— BEGIN Excerpted data —

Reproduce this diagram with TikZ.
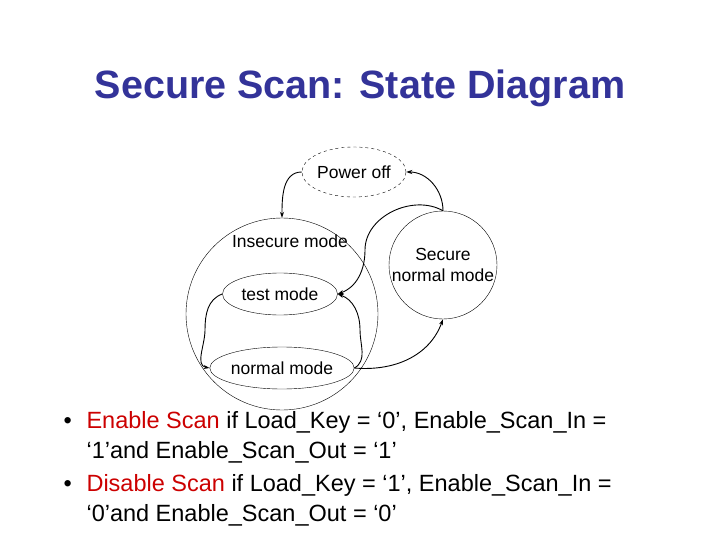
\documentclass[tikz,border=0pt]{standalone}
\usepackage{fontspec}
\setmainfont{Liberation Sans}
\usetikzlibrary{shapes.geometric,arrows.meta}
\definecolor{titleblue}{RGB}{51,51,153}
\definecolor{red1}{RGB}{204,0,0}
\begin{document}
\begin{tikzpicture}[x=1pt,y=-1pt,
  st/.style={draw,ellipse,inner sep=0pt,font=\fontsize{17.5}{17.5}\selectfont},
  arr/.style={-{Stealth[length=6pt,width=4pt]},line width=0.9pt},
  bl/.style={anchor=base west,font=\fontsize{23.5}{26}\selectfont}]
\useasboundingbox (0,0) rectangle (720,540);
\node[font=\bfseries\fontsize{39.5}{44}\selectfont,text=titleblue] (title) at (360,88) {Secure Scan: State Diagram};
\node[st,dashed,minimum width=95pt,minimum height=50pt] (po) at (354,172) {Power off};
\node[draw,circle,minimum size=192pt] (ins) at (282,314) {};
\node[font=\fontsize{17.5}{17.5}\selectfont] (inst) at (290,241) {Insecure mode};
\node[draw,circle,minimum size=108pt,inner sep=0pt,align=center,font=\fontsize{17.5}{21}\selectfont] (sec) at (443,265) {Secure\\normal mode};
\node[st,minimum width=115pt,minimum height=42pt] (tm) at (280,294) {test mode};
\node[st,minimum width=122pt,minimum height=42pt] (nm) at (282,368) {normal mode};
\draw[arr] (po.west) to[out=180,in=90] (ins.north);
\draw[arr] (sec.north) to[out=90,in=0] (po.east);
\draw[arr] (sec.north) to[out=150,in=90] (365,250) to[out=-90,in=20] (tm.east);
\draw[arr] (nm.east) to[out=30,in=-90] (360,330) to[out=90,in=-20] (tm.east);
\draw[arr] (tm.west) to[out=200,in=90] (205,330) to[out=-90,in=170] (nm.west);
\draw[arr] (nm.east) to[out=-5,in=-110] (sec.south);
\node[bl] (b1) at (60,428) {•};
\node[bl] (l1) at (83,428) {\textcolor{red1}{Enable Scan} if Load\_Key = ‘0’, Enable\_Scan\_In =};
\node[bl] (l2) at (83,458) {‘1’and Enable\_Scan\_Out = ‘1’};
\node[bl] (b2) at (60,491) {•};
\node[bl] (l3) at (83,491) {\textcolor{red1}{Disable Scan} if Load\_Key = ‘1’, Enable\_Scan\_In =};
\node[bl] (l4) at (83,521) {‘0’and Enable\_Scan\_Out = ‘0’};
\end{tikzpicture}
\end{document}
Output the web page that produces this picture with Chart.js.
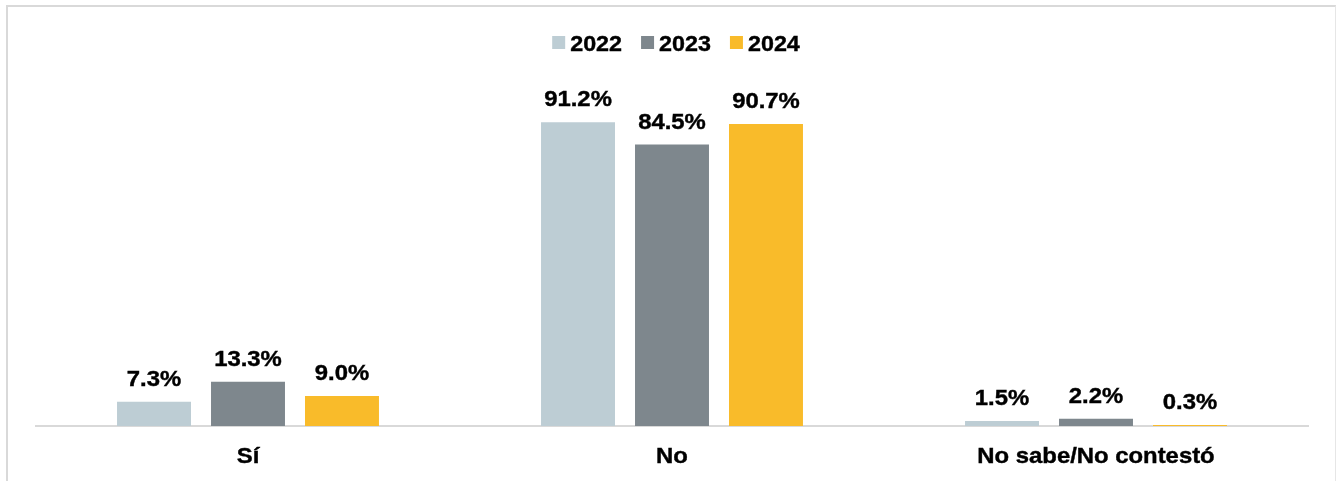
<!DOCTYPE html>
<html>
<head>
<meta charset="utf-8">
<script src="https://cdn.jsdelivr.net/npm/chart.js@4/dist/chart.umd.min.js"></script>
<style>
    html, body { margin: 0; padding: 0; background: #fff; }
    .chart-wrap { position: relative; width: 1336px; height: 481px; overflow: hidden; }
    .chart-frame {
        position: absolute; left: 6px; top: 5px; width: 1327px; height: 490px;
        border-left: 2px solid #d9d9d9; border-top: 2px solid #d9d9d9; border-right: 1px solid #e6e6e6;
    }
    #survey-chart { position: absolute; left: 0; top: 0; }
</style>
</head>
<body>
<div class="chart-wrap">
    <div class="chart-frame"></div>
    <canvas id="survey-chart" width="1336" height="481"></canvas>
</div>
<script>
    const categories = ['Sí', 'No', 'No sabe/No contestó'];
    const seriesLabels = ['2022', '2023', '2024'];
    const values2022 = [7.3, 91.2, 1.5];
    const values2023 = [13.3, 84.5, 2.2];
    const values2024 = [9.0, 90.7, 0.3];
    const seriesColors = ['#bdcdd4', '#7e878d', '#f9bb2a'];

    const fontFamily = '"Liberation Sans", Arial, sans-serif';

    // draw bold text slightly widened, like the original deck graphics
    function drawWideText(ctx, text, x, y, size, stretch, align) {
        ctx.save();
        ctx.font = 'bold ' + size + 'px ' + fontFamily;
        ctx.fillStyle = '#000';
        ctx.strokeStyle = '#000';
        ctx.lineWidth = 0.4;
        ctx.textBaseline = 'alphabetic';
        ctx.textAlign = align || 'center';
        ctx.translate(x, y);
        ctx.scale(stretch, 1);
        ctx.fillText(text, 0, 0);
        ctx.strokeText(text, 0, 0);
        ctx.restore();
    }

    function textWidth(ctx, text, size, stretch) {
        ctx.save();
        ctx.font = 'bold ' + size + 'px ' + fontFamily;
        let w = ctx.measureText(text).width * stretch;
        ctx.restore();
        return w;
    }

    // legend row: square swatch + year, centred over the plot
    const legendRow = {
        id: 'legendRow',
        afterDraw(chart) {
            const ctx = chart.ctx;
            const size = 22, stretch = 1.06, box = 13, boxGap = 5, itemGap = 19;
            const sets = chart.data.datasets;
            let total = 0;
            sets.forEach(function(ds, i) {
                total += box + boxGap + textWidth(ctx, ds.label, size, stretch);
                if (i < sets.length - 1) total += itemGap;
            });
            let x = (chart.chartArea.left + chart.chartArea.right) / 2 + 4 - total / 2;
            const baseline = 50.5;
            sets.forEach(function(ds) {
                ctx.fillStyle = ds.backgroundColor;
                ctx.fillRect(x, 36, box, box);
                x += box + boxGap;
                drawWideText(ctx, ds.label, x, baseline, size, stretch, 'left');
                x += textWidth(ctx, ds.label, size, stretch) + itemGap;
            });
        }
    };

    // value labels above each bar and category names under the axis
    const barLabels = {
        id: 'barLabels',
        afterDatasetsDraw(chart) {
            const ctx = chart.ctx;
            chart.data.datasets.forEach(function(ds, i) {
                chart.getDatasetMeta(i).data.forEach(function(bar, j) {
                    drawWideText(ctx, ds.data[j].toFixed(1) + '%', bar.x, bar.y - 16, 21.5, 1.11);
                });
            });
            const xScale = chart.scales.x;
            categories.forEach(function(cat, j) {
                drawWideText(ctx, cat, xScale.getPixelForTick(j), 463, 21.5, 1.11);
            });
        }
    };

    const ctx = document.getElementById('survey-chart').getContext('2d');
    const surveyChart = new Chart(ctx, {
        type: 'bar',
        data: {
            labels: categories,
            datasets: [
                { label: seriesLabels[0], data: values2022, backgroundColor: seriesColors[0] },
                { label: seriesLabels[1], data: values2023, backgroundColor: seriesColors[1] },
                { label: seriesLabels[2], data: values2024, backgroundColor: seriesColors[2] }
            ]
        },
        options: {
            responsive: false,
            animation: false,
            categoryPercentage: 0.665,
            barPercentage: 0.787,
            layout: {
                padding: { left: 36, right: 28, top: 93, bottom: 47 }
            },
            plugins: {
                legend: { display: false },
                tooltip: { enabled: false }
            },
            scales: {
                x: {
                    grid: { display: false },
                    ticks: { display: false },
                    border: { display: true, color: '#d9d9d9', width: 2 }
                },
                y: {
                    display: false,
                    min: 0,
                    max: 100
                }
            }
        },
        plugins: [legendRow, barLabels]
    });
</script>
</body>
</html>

— END Excerpted data —

**Task statement**
State the count of lines in the data holding the word "with", adding nothing to it.

**Full output**
2